Amusingly, using Queen Elizabeth as an example of everyman who cannot understand why economists did not predict the crisis of 2008, the authors ask:

So what is missing? How might we reform economics so that it handles the critical questions to which we need answers? How can we think about the financial system in a way that might give us early warning of the next crisis and help the system improve its productivity and hence its contribution to our welfare?

This goes to the heart of their argument, which is that economists and institutions such as the IMF failed not because they didn’t understand markets or were poorly regulated, but that fundamentally they did not understand risk. Market participants thought that risk followed normal distribution patterns and that for example, extreme events were extremely unlikely and moreover, were predictable within a range and could be dealt with if they did occur, through regulation.
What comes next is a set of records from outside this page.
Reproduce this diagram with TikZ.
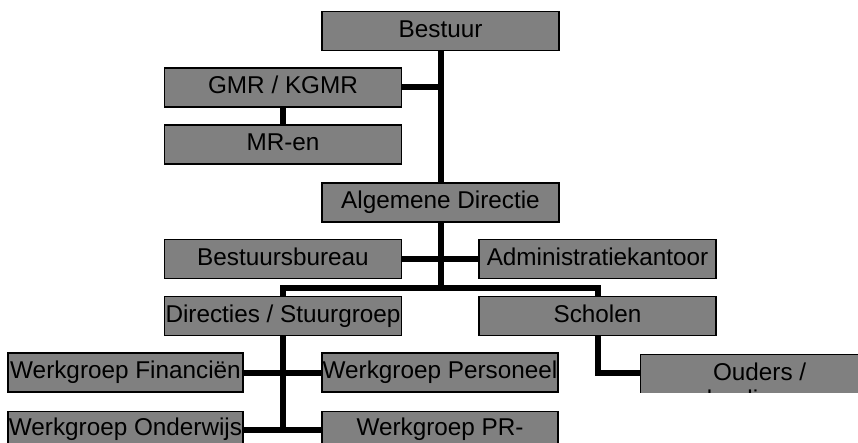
\documentclass[tikz,border=0pt]{standalone}
\usepackage{fontspec}
\setmainfont{Liberation Sans}
\definecolor{boxgray}{RGB}{128,128,128}
\begin{document}
\begin{tikzpicture}[x=1pt,y=-1pt,
  box/.style={draw=black, line width=1.2pt, fill=boxgray, inner sep=0pt,
    minimum width=237pt, minimum height=39pt, text height=17.6pt, text depth=5pt,
    font=\fontsize{24.3}{27}\selectfont},
  tallbox/.style={draw=black, line width=1.2pt, fill=boxgray, inner sep=0pt,
    minimum width=237pt, text height=24pt, text depth=42pt,
    font=\fontsize{24.3}{27}\selectfont},
  twobox/.style={draw=black, line width=1.2pt, fill=boxgray, inner sep=0pt,
    minimum width=238pt, minimum height=66pt, align=center,
    font=\fontsize{24.3}{27}\selectfont},
  link/.style={draw=black, line width=6pt}]
\clip (0,0) rectangle (858,443);
\fill[white] (0,0) rectangle (858,443);

% connectors
\coordinate (bus) at (440.5,288);
\coordinate (wb) at (283,430);

% nodes
\node[box] (best) at (440.5,31) {Bestuur};
\node[box] (gmr) at (283,87.5) {GMR / KGMR};
\node[box] (mr) at (283,144.5) {MR-en};
\node[box] (alg) at (440.5,202.5) {Algemene Directie};
\node[box] (bb) at (283,259) {Bestuursbureau};
\node[box] (adm) at (597.5,259) {Administratiekantoor};
\node[box] (dir) at (283,316) {Directies / Stuurgroep};
\node[box] (sch) at (597.5,316) {Scholen};
\node[box, minimum width=235pt] (fin) at (125.5,372.5) {Werkgroep Financiën};
\node[box, minimum width=236pt] (pers) at (440,372.5) {Werkgroep Personeel};
\node[tallbox, minimum width=235pt, anchor=north] (ond) at (125.5,411) {Werkgroep Onderwijs};
\node[tallbox, minimum width=236pt, anchor=north] (pr) at (440,411) {Werkgroep PR-};
\begin{scope}
  \clip (630,345) rectangle (858,392);
  \node[twobox, anchor=north west] (oud) at (640,354) {Ouders /\\leerlingen};
\end{scope}

\begin{scope}[link]
  \draw (best.south) -- (alg.north);
  \draw (gmr.east) -- (gmr.east -| best.south);
  \draw (gmr.south) -- (mr.north);
  \draw (bb.east) -- (bb.east -| alg.south);
  \draw (adm.west) -- (adm.west -| alg.south);
  \draw (alg.south) -- (bus);
  \draw (dir.north) |- (bus) -| (sch.north);
  \draw (dir.south) -- (wb);
  \draw (fin.east) -- (pers.west);
  \draw (ond.north east |- wb) -- (pr.north west |- wb);
  \draw (sch.south) |- ([yshift=-19pt]oud.north west);
\end{scope}
\end{tikzpicture}
\end{document}
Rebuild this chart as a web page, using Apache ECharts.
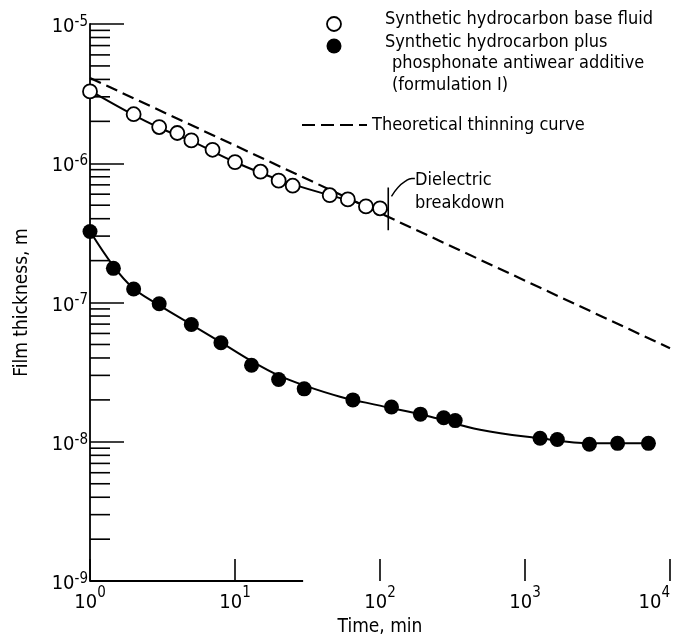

This is another big idea which deserves further discussion and the reader’s attention.

Underlying this provocative and iconoclastic book is a questioning of the basic tenants of capitalism itself. Against a backdrop of a slow growth, low return global economy with unforeseen geopolitical risks, where approximately 15% of all assets are now earning negative interest rates, how can capitalism survive? What are the incentives for savers? The authors laud more direct ownership and participation by investors, and look to technology to provide some of the answers by creating access to information. Their suggestion to tax capital gains at decreasing rates based upon the time an asset is held is intriguing, as is the suggestion that allowing capital losses to be deducted against ordinary income would encourage more investments by offsetting risks.

The authors feel that absent active and more direct ownership of assets, capitalism and the financial services industry will fail, its weaknesses revealed by the Global Financial Crisis. I believe that the issue is more fundamental, that the absence of cost of capital in the present environment is the clearer, more present danger to investment and growth worldwide.

Moreover, capitalism began with the rise of modern manufacturing, which required investment in facilities and equipment, all slowing today. As manufacturing becomes diffused through innovations such as 3-D printing, will the financial system be able to adjust? As Fintech takes hold, it could be that we are on the verge of finally achieving productivity gains in the investment world.